Retype only what runs from the beginning of the data through the line with "ax.bar(x + (i"; please omit the pictures and keep every line exact.

******************************

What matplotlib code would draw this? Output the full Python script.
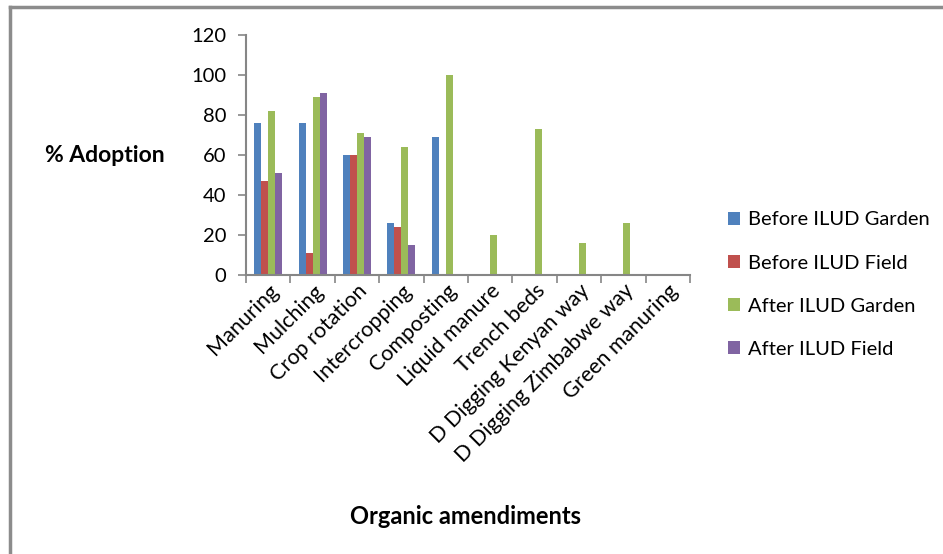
import numpy as np
import matplotlib.pyplot as plt
from matplotlib.lines import Line2D

plt.rcParams["font.family"] = ["Lato", "DejaVu Sans"]

categories = ["Manuring", "Mulching", "Crop rotation", "Intercropping", "Composting",
              "Liquid manure", "Trench beds", "D Digging Kenyan way",
              "D Digging Zimbabwe way", "Green manuring"]
series_names = ["Before ILUD Garden", "Before ILUD Field", "After ILUD Garden", "After ILUD Field"]
before_garden = [76, 76, 60, 26, 69, 0, 0, 0, 0, 0]
before_field = [47, 11, 60, 24, 0, 0, 0, 0, 0, 0]
after_garden = [82, 89, 71, 64, 100, 20, 73, 16, 26, 0]
after_field = [51, 91, 69, 15, 0, 0, 0, 0, 0, 0]
colors = ["#4F81BD", "#C0504D", "#9BBB59", "#8064A2"]

FS = 14.5

fig = plt.figure(figsize=(9.43, 5.54), dpi=100)
ax = fig.add_axes([0.2609, 0.5036, 0.4708, 0.4332])

x = np.arange(len(categories))
w = 0.158
for i, (vals, name, c) in enumerate(zip([before_garden, before_field, after_garden, after_field],
                                         series_names, colors)):
    ax.bar(x + (i - 1.5) * w, vals, width=w, color=c, label=name)

ax.set_xlim(-0.5, len(categories) - 0.5)
ax.set_ylim(0, 120)
ax.set_yticks(range(0, 121, 20))
ax.set_xticks(x)
ax.set_xticklabels(categories, rotation=45, ha="right", va="top", rotation_mode="anchor",
                   fontsize=15.5)
ax.set_xticks(np.arange(-0.5, len(categories)), minor=True)
ax.tick_params(axis="x", which="major", length=0, pad=4)
ax.tick_params(axis="x", which="minor", length=6, width=1.2, color="#868686")
ax.tick_params(axis="y", length=6, width=1.2, color="#868686", labelsize=FS, pad=8)

for side in ["top", "right"]:
    ax.spines[side].set_visible(False)
for side in ["left", "bottom"]:
    ax.spines[side].set_color("#868686")
    ax.spines[side].set_linewidth(1.5)

fig.text(105 / 943, 1 - 156 / 554, "% Adoption", fontsize=16.5, fontweight="bold",
         ha="center", va="center")
fig.text(466 / 943, 1 - 516 / 554, "Organic amendiments", fontsize=17, fontweight="bold",
         ha="center", va="center")

ax.legend(loc="center left", bbox_to_anchor=(1.045, -0.04), frameon=False, fontsize=FS,
          handlelength=0.6, handleheight=0.6, labelspacing=1.3, handletextpad=0.4)

# outer chart border
fig.add_artist(Line2D([10 / 943, 10 / 943], [0, 1 - 7 / 554], color="#8C8C8C", lw=2.5,
                      transform=fig.transFigure))
fig.add_artist(Line2D([10 / 943, 1], [1 - 7 / 554, 1 - 7 / 554], color="#8C8C8C", lw=2.5,
                      transform=fig.transFigure))

fig.savefig("out.png", dpi=100)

******************************

| RESULT OF THE EXERCISE |
What matplotlib code would draw this? Output the full Python script.
import numpy as np
import matplotlib.pyplot as plt
from matplotlib.lines import Line2D

plt.rcParams["font.family"] = ["Lato", "DejaVu Sans"]

categories = ["Manuring", "Mulching", "Crop rotation", "Intercropping", "Composting",
              "Liquid manure", "Trench beds", "D Digging Kenyan way",
              "D Digging Zimbabwe way", "Green manuring"]
series_names = ["Before ILUD Garden", "Before ILUD Field", "After ILUD Garden", "After ILUD Field"]
before_garden = [76, 76, 60, 26, 69, 0, 0, 0, 0, 0]
before_field = [47, 11, 60, 24, 0, 0, 0, 0, 0, 0]
after_garden = [82, 89, 71, 64, 100, 20, 73, 16, 26, 0]
after_field = [51, 91, 69, 15, 0, 0, 0, 0, 0, 0]
colors = ["#4F81BD", "#C0504D", "#9BBB59", "#8064A2"]

FS = 14.5

fig = plt.figure(figsize=(9.43, 5.54), dpi=100)
ax = fig.add_axes([0.2609, 0.5036, 0.4708, 0.4332])

x = np.arange(len(categories))
w = 0.158
for i, (vals, name, c) in enumerate(zip([before_garden, before_field, after_garden, after_field],
                                         series_names, colors)):
    ax.bar(x + (i - 1.5) * w, vals, width=w, color=c, label=name)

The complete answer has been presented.